The Boy Who Saw True (originally published by Neville Spearman, 1953, with an introduction, afterword and notes by Cyril Scott) is the allegedly true diary of a young Victorian boy with clairvoyant gifts. Born with unusual talents, the anonymous author could apparently see auras and spirits, yet failed to realise that other people were not similarly gifted. "In consequence he was misunderstood, and had to suffer many indignities."

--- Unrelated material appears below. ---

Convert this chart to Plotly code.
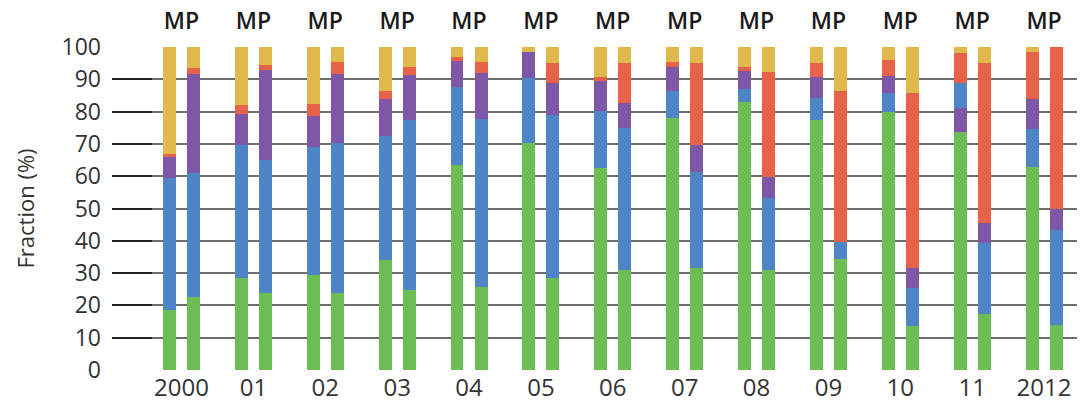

Noted English composer Cyril Scott describes the diary in the book's introduction as "a highly diverting and important human document. The document is of interest in that it reveals the thoughts, emotions and perplexities of a Victorian youngster brought up a little prior to the 'naughty nineties' ... Before his death his wife persuaded him to let the diary be published. But he made certain stipulations. It was not to be printed until several years after his death. He allowed bad spellings to remain." Although the author remained anonymous, Scott says he was born in the North of England, his father being a businessman.

==Critical reception==
Tutor Hunt wrote, "the diary is endearing and gently humorous so that readers cannot help but side with its deeply sensitive young protagonist. With the boy we laugh at the adults around him for all their various embarrassments and hypocrisies. From their fumbling explanations about the meaning of scriptural words like "adultery" and "circumcision", to the carbuncle on the curate's "B-T-M" and on to the vicar's piles it's all wonderfully observed", and holisticshop applauded "its naive candours, its drolleries, its unconscious humour, its oscillations between the ridiculous and the exalted, and its power to convince, for the very reason that the young diarist never set out with the intention of carrying conviction."